Launched on International Girls in Information and Communications Technology Day and entitled “Technology on her terms”, the new report by UNESCO’s Global Education Monitoring (GEM) report assesses the progress made towards achieving gender parity across all levels of education.

Whilst the report tells a positive story at the global level for girls’ access and education attainment over the past two decades, examples of stubborn exclusion remain. The report also sheds light on the challenges and risks young girls face in digital learning environments and stresses the negative impact of social media on girls’ wellbeing and education.

Some key findings of the report include:

      • Girls’ social media usage: By age 15, 43% of girls in the United Kingdom spend one to three hours daily on social media compared to 31% of boys.
      • Girls’ mental health under strain: Adolescent girls surveyed are twice as likely to report feeling lonely as boys and to suffer an eating disorder in their lives. Facebook-using pre-teenage girls, female secondary school students and female university students reported more body-related image concerns than non-users. Facebook’s own research found that 32% of teenage girls said that when they felt bad about their bodies, Instagram made them feel worse.
      • Girls suffer more from cyberbullying than boys: On average, across OECD countries with available data, 12% of 15-year-old girls reported being cyberbullied, compared to 8% of boys. Image-based sexual abuse is also on the rise, with a third of undergraduate female students in Canada reporting unwanted images or videos.
      • STEM gender gap which crystallizes in the technology workforce: Just released data by the UNESCO Institute for Statistics (UIS) contained in the report shows that women make up only 35% of tertiary education STEM graduates globally, a share that has not changed in the past 10 years.
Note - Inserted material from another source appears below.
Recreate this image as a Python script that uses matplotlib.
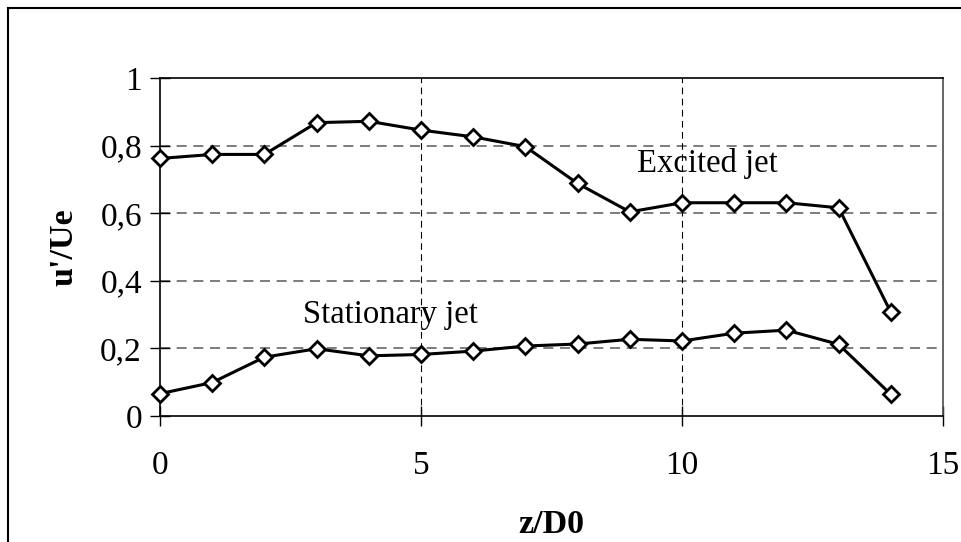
import matplotlib.pyplot as plt
from matplotlib.lines import Line2D

# data
z = [0, 1, 2, 3, 4, 5, 6, 7, 8, 9, 10, 11, 12, 13, 14]
excited = [0.762, 0.774, 0.774, 0.868, 0.872, 0.846, 0.826, 0.797,
           0.688, 0.604, 0.631, 0.631, 0.631, 0.616, 0.307]
stationary = [0.066, 0.099, 0.174, 0.199, 0.178, 0.182, 0.192, 0.207,
              0.213, 0.227, 0.222, 0.245, 0.254, 0.212, 0.064]

plt.rcParams['font.family'] = ['Liberation Serif', 'DejaVu Serif']

fig = plt.figure(figsize=(9.61, 5.42), dpi=100)
ax = fig.add_axes([0.1665, 0.2325, 0.8148, 0.6235])

# grid lines
for yv in [0.2, 0.4, 0.6, 0.8]:
    ax.axhline(yv, color='0.4', lw=1.2, dashes=(6, 4), zorder=1)
for xv in [5, 10]:
    ax.axvline(xv, color='black', lw=0.8, dashes=(6, 4), zorder=1)

for series in [excited, stationary]:
    ax.plot(z, series, color='black', lw=2.2, marker='D', ms=8.5,
            mfc='white', mec='black', mew=2, zorder=3, clip_on=False)

ax.text(10.48, 0.748, 'Excited jet', fontsize=23.5, ha='center', va='center')
ax.text(4.41, 0.299, 'Stationary jet', fontsize=23.5, ha='center', va='center')

ax.set_xlim(0, 15)
ax.set_ylim(0, 1)
ax.set_xticks([0, 5, 10, 15])
ax.set_yticks([0, 0.2, 0.4, 0.6, 0.8, 1])
ax.set_yticklabels(['0', '0,2', '0,4', '0,6', '0,8', '1'])
ax.tick_params(labelsize=24, length=14, width=1, direction='inout')
ax.tick_params(axis='y', pad=6)
ax.tick_params(axis='x', pad=18)
ax.set_xlabel('z/D0', fontsize=24.5, fontweight='bold', labelpad=20)
ax.set_ylabel("u'/Ue", fontsize=24.5, fontweight='bold', labelpad=15)

for sp in ax.spines.values():
    sp.set_linewidth(1.2)
ax.spines['right'].set_color('0.3')

# chart frame (only left and top edges show in the crop)
fx, fy = 8 / 961, 1 - 8 / 542
fig.add_artist(Line2D([fx, fx], [0, fy], transform=fig.transFigure, color='black', lw=1.5))
fig.add_artist(Line2D([fx, 1], [fy, fy], transform=fig.transFigure, color='black', lw=1.5))

fig.savefig('out.png', dpi=100)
Women also hold less than 25% of science, engineering, and ICT jobs

The report says :

Ensuring women participate on equal terms in shaping the world’s ongoing digital transformation will ensure that technology works for everyone and takes into consideration the needs of all humanity.

These findings underscore the urgent need for ethical considerations in the design of social media platforms and the promotion of positive digital environments conducive to girls’ learning and well-being.